For an open-source benchmark with more details, we refer you to ANN Benchmarks.

What are the most popular open-source libraries that existing vector databases build on?

FAISS (Facebook AI Similarity Search) FAISS is an open-source library for efficient similarity search and clustering of dense vectors. SCANN (Scalable Compressed Approximate Nearest Neighbors), developed by Google, is an open-source library for efficient similarity search and approximate nearest neighbor search in high-dimensional vector spaces. HNSW library is a fast approximate nearest neighbor search library that is incorporated in many existing vector databases. Some companies have also built their own proprietary libraries, such as Weaviate.

How do I evaluate the performance of a vector database?

You can perform benchmarks on different vector databases and ANN algorithms by using one or more appropriate datasets and distance measures. A good place to start is ANN Benchmarks that includes a github repository with benchmarks for many vector databases and libraries.
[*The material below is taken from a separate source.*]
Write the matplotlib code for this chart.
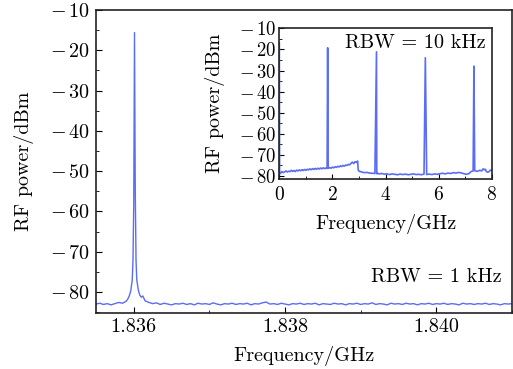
import matplotlib
matplotlib.use("Agg")
import matplotlib.pyplot as plt
from matplotlib.ticker import MultipleLocator, FuncFormatter

plt.rcParams['font.family'] = 'serif'
plt.rcParams['font.serif'] = ['cmr10']
plt.rcParams['mathtext.fontset'] = 'cm'
plt.rcParams['axes.formatter.use_mathtext'] = True
plt.rcParams['font.size'] = 14.5

blue = '#5b6cf5'

# main spectrum (GHz, dBm), RBW = 1 kHz
main_f = [1.83550, 1.83555, 1.83560, 1.83565, 1.83570, 1.83575, 1.83580, 1.83585,
          1.83590, 1.83592, 1.83594, 1.83596, 1.83598, 1.83599, 1.83600, 1.83601,
          1.83602, 1.83603, 1.83604, 1.83606, 1.83608, 1.83610, 1.83612, 1.83615,
          1.83620,
          1.83625, 1.83630, 1.83635, 1.83640, 1.83645, 1.83650, 1.83655, 1.83660,
          1.83665, 1.83670, 1.83675, 1.83680, 1.83685, 1.83690, 1.83695, 1.83700,
          1.83705, 1.83710, 1.83715, 1.83720, 1.83725, 1.83730, 1.83735, 1.83740,
          1.83745, 1.83750, 1.83755, 1.83760, 1.83765, 1.83770, 1.83775, 1.83780,
          1.83785, 1.83790, 1.83795, 1.83800, 1.83805, 1.83810, 1.83815, 1.83820,
          1.83825, 1.83830, 1.83835, 1.83840, 1.83845, 1.83850, 1.83855, 1.83860,
          1.83865, 1.83870, 1.83875, 1.83880, 1.83885, 1.83890, 1.83895, 1.83900,
          1.83905, 1.83910, 1.83915, 1.83920, 1.83925, 1.83930, 1.83935, 1.83940,
          1.83945, 1.83950, 1.83955, 1.83960, 1.83965, 1.83970, 1.83975, 1.83980,
          1.83985, 1.83990, 1.83995, 1.84000, 1.84005, 1.84010, 1.84015, 1.84020,
          1.84025, 1.84030, 1.84035, 1.84040, 1.84045, 1.84050, 1.84055, 1.84060,
          1.84065, 1.84070, 1.84075, 1.84080, 1.84085, 1.84090, 1.84095, 1.84100]
main_p = [-83.0, -82.8, -83.1, -82.9, -83.2, -82.9, -82.6, -82.8,
          -82.3, -81.8, -81.0, -79.8, -77.0, -72.0, -58.0, -15.6,
          -55.0, -72.0, -77.0, -79.5, -80.8, -81.3, -81.0, -82.2,
          -82.6,
          -82.9, -82.7, -83.1, -82.8, -83.0, -83.2, -82.9, -83.0,
          -82.8, -83.1, -82.9, -83.2, -82.8, -83.0, -82.9, -83.1,
          -82.7, -83.0, -83.2, -82.9, -83.0, -82.8, -83.1, -82.9,
          -83.0, -82.8, -83.2, -82.9, -83.0, -82.7, -82.5, -83.0,
          -82.9, -83.1, -82.8, -83.0, -83.2, -82.9, -83.0, -82.8,
          -83.1, -82.9, -83.0, -82.8, -83.2, -82.9, -83.0, -83.1,
          -82.8, -83.0, -82.9, -83.2, -82.9, -83.0, -82.8, -83.1,
          -82.9, -83.0, -82.7, -83.1, -82.9, -83.0, -83.2, -82.8,
          -83.0, -82.9, -83.1, -82.8, -83.0, -82.9, -83.2, -82.9,
          -83.0, -82.8, -83.1, -82.9, -83.0, -82.8, -83.1, -82.9,
          -83.0, -83.2, -82.8, -83.0, -82.9, -83.1, -82.9, -83.0,
          -82.8, -83.1, -82.9, -83.0, -83.2, -82.9, -83.0, -82.9]

# inset: wide span (GHz, dBm), RBW = 10 kHz
wide_f = [0.00, 0.01, 0.02, 0.05, 0.10, 0.15, 0.20, 0.25, 0.30, 0.35, 0.40, 0.45,
          0.50, 0.55, 0.60, 0.65, 0.70, 0.75, 0.80, 0.85, 0.90, 0.95, 1.00, 1.05,
          1.10, 1.15, 1.20, 1.25, 1.30, 1.35, 1.40, 1.45, 1.50, 1.55, 1.60, 1.65,
          1.70, 1.75, 1.80, 1.82, 1.84, 1.90, 1.95, 2.00, 2.05, 2.10, 2.15, 2.20,
          2.25, 2.30, 2.35, 2.40, 2.45, 2.50, 2.55, 2.60, 2.65, 2.70, 2.75, 2.80,
          2.85, 2.90, 2.95, 2.97, 3.00, 3.05, 3.10, 3.20, 3.30, 3.40, 3.50, 3.60,
          3.66, 3.67, 3.68, 3.75, 3.85, 3.95, 4.05, 4.15, 4.25, 4.35, 4.45, 4.55,
          4.65, 4.75, 4.85, 4.95, 5.05, 5.15, 5.25, 5.35, 5.45, 5.50, 5.55, 5.65,
          5.75, 5.85, 5.95, 6.05, 6.15, 6.25, 6.35, 6.45, 6.55, 6.65, 6.75, 6.85,
          6.95, 7.05, 7.15, 7.22, 7.30, 7.33, 7.36, 7.45, 7.55, 7.62, 7.68, 7.72,
          7.76, 7.80, 7.85, 7.90, 7.95, 8.00]
wide_p = [-16.8, -78.0, -79.0, -78.6, -77.9, -78.4, -78.0, -77.6, -78.1, -77.7, -77.9, -77.3,
          -77.8, -77.4, -77.9, -77.2, -77.6, -77.1, -77.5, -77.0, -77.4, -76.9, -77.3, -76.8,
          -77.1, -76.6, -77.0, -76.5, -76.9, -76.4, -76.8, -76.3, -76.7, -76.2, -76.6, -76.1,
          -76.5, -76.2, -76.4, -19.2, -76.4, -76.0, -76.3, -75.8, -76.1, -75.6, -75.9, -75.4,
          -75.7, -75.2, -75.5, -75.0, -75.3, -74.8, -75.0, -74.5, -74.7, -74.0, -73.4, -74.1,
          -73.2, -73.6, -72.9, -77.0, -77.7, -77.9, -78.1, -78.4, -78.3, -78.6, -78.7, -78.8,
          -21.1, -78.9, -78.7, -79.0, -78.8, -79.1, -79.0, -79.3, -79.0, -79.2, -79.4, -79.1,
          -79.3, -79.1, -79.4, -79.2, -79.0, -79.3, -79.2, -79.4, -79.1, -23.9, -79.3, -79.1,
          -79.3, -79.0, -79.2, -78.9, -78.7, -79.0, -78.6, -78.8, -78.4, -78.6, -78.3, -78.5,
          -78.9, -79.2, -78.8, -77.9, -77.6, -27.9, -77.5, -77.8, -77.3, -77.6, -76.6, -77.0,
          -76.8, -77.9, -78.2, -77.9, -77.2, -77.3]


def minus_fmt(v, pos):
    if v < 0:
        return r'$-\,%d$' % abs(v)
    return r'$%d$' % v


fig = plt.figure(figsize=(5.13, 3.69), dpi=100)
ax = fig.add_axes([0.187, 0.152, 0.811, 0.821])
ax.plot(main_f, main_p, color=blue, lw=1.0)
ax.set_xlim(1.8355, 1.8410)
ax.set_ylim(-85.2, -10)
ax.xaxis.set_major_locator(MultipleLocator(0.002))
ax.xaxis.set_minor_locator(MultipleLocator(0.001))
ax.xaxis.set_major_formatter(FuncFormatter(lambda v, p: '%.3f' % v))
ax.yaxis.set_major_locator(MultipleLocator(10))
ax.yaxis.set_minor_locator(MultipleLocator(5))
ax.yaxis.set_major_formatter(FuncFormatter(minus_fmt))
ax.tick_params(which='both', direction='in')
ax.tick_params(which='major', length=4, pad=4)
ax.tick_params(which='minor', length=2.5)
ax.set_xlabel('Frequency/GHz', labelpad=7)
ax.set_ylabel('RF power/dBm', labelpad=12)
for s in ax.spines.values():
    s.set_linewidth(1.2)
    s.set_color('#222222')
ax.text(0.975, 0.09, 'RBW = 1 kHz', transform=ax.transAxes, ha='right', va='bottom')

ins = fig.add_axes([0.5445, 0.515, 0.414, 0.408])
ins.plot(wide_f, wide_p, color=blue, lw=1.2)
ins.set_xlim(0, 8)
ins.set_ylim(-81.4, -10)
ins.xaxis.set_major_locator(MultipleLocator(2))
ins.xaxis.set_minor_locator(MultipleLocator(1))
ins.yaxis.set_major_locator(MultipleLocator(10))
ins.yaxis.set_minor_locator(MultipleLocator(5))
ins.yaxis.set_major_formatter(FuncFormatter(minus_fmt))
ins.tick_params(which='both', direction='in')
ins.tick_params(which='major', length=3.5)
ins.tick_params(which='minor', length=2)
ins.tick_params(axis='y', labelsize=13.5, pad=2)
ins.tick_params(axis='x', labelsize=14, pad=5)
ins.set_xlabel('Frequency/GHz', labelpad=7)
ins.set_ylabel('RF power/dBm', labelpad=10)
for s in ins.spines.values():
    s.set_linewidth(1.2)
    s.set_color('#222222')
ins.text(0.97, 0.96, 'RBW = 10 kHz', transform=ins.transAxes, ha='right', va='top')

fig.savefig('out.png', dpi=100)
The most common benchmarks are:

write throughput (measured in inserts per second)
read throughput (measured in queries per second)
accuracy (measured as a Recall percentage)

Recall vs Throughput Tradeoffs

A useful property to evaluate for your requirements in benchmarks is accuracy vs performance for Vector Database, dataset, and ANN algorithm That is,

Recall (the fraction of true nearest neighbors found, on average over all queries)
vs
Throughput (the number of queries per second)

Depending on your requirements, you typically need to make a choice to favor an algorithm that has higher Recall or higher throughput. Different ANN algorithms make different tradeoffs in favoring throughput or Recall.